**TASK PROMPT**
No images are to be carried over; print all other material exactly as it stands.

**DATASET EXCERPT**
──────────────────────────────
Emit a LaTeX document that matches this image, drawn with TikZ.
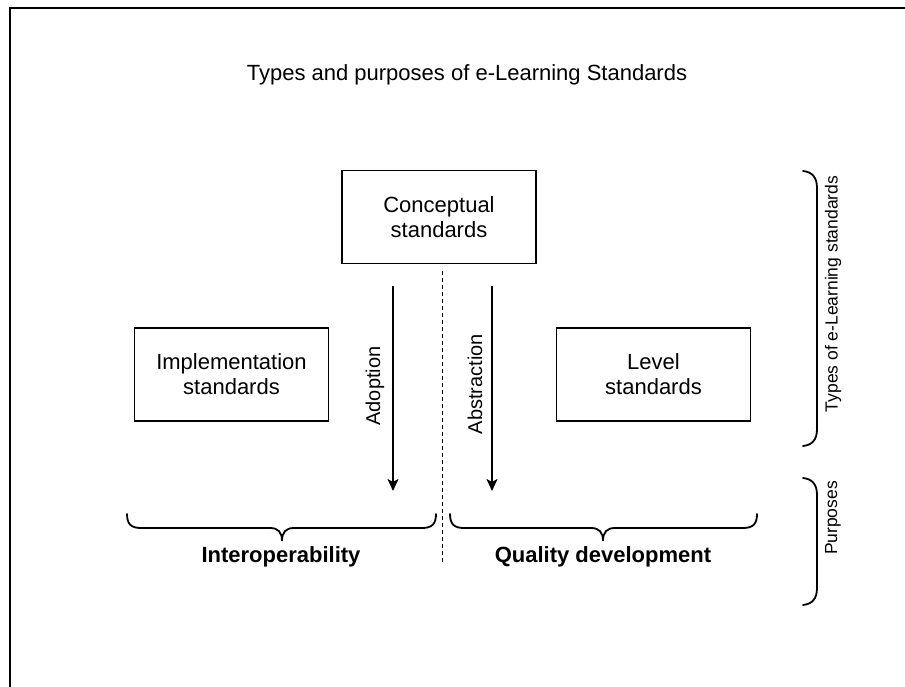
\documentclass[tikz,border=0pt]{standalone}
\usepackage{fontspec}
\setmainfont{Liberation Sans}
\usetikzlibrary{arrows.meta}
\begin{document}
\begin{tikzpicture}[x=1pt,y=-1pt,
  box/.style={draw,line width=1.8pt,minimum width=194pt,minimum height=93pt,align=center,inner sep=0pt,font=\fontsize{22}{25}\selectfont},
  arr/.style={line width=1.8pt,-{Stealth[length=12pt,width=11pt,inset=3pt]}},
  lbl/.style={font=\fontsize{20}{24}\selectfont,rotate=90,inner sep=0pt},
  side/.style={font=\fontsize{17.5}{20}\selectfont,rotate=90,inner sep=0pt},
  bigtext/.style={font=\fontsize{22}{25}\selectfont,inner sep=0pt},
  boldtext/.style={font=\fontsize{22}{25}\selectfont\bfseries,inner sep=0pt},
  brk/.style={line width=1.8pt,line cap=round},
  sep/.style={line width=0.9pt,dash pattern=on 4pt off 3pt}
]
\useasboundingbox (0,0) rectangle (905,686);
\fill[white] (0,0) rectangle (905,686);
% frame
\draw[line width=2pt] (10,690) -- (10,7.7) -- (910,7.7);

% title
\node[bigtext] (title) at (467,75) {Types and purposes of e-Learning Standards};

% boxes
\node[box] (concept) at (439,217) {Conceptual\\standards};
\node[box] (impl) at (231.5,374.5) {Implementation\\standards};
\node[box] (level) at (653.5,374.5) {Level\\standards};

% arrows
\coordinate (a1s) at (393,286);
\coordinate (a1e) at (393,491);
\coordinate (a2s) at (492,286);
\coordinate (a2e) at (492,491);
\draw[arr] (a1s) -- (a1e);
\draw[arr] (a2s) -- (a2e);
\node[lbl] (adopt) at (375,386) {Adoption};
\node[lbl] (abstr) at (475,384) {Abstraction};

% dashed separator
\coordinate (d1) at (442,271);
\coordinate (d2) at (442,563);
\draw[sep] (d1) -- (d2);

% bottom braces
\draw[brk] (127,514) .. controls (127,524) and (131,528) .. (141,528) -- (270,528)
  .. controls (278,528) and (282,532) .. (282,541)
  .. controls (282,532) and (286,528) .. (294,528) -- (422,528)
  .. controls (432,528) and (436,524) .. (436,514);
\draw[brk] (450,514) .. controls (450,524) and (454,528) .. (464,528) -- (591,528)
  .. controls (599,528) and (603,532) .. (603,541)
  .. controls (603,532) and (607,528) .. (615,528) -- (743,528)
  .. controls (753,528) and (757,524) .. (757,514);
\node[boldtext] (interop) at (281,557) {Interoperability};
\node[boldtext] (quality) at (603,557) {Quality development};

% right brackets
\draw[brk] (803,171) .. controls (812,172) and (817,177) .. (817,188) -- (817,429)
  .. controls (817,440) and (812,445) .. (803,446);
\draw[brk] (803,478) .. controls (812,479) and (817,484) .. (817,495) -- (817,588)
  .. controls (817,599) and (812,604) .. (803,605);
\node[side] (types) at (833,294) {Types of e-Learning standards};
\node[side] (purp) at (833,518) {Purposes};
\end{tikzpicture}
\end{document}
──────────────────────────────
**EXERCISE ANSWER**
Emit a LaTeX document that matches this image, drawn with TikZ.
\documentclass[tikz,border=0pt]{standalone}
\usepackage{fontspec}
\setmainfont{Liberation Sans}
\usetikzlibrary{arrows.meta}
\begin{document}
\begin{tikzpicture}[x=1pt,y=-1pt,
  box/.style={draw,line width=1.8pt,minimum width=194pt,minimum height=93pt,align=center,inner sep=0pt,font=\fontsize{22}{25}\selectfont},
  arr/.style={line width=1.8pt,-{Stealth[length=12pt,width=11pt,inset=3pt]}},
  lbl/.style={font=\fontsize{20}{24}\selectfont,rotate=90,inner sep=0pt},
  side/.style={font=\fontsize{17.5}{20}\selectfont,rotate=90,inner sep=0pt},
  bigtext/.style={font=\fontsize{22}{25}\selectfont,inner sep=0pt},
  boldtext/.style={font=\fontsize{22}{25}\selectfont\bfseries,inner sep=0pt},
  brk/.style={line width=1.8pt,line cap=round},
  sep/.style={line width=0.9pt,dash pattern=on 4pt off 3pt}
]
\useasboundingbox (0,0) rectangle (905,686);
\fill[white] (0,0) rectangle (905,686);
% frame
\draw[line width=2pt] (10,690) -- (10,7.7) -- (910,7.7);

% title
\node[bigtext] (title) at (467,75) {Types and purposes of e-Learning Standards};

% boxes
\node[box] (concept) at (439,217) {Conceptual\\standards};
\node[box] (impl) at (231.5,374.5) {Implementation\\standards};
\node[box] (level) at (653.5,374.5) {Level\\standards};

% arrows
\coordinate (a1s) at (393,286);
\coordinate (a1e) at (393,491);
\coordinate (a2s) at (492,286);
\coordinate (a2e) at (492,491);
\draw[arr] (a1s) -- (a1e);
\draw[arr] (a2s) -- (a2e);
\node[lbl] (adopt) at (375,386) {Adoption};
\node[lbl] (abstr) at (475,384) {Abstraction};

% dashed separator
\coordinate (d1) at (442,271);
\coordinate (d2) at (442,563);
\draw[sep] (d1) -- (d2);

% bottom braces
\draw[brk] (127,514) .. controls (127,524) and (131,528) .. (141,528) -- (270,528)
  .. controls (278,528) and (282,532) .. (282,541)
  .. controls (282,532) and (286,528) .. (294,528) -- (422,528)
  .. controls (432,528) and (436,524) .. (436,514);
\draw[brk] (450,514) .. controls (450,524) and (454,528) .. (464,528) -- (591,528)
  .. controls (599,528) and (603,532) .. (603,541)
  .. controls (603,532) and (607,528) .. (615,528) -- (743,528)
  .. controls (753,528) and (757,524) .. (757,514);
\node[boldtext] (interop) at (281,557) {Interoperability};
\node[boldtext] (quality) at (603,557) {Quality development};

% right brackets
\draw[brk] (803,171) .. controls (812,172) and (817,177) .. (817,188) -- (817,429)
  .. controls (817,440) and (812,445) .. (803,446);
\draw[brk] (803,478) .. controls (812,479) and (817,484) .. (817,495) -- (817,588)
  .. controls (817,599) and (812,604) .. (803,605);
\node[side] (types) at (833,294) {Types of e-Learning standards};
\node[side] (purp) at (833,518) {Purposes};
\end{tikzpicture}
\end{document}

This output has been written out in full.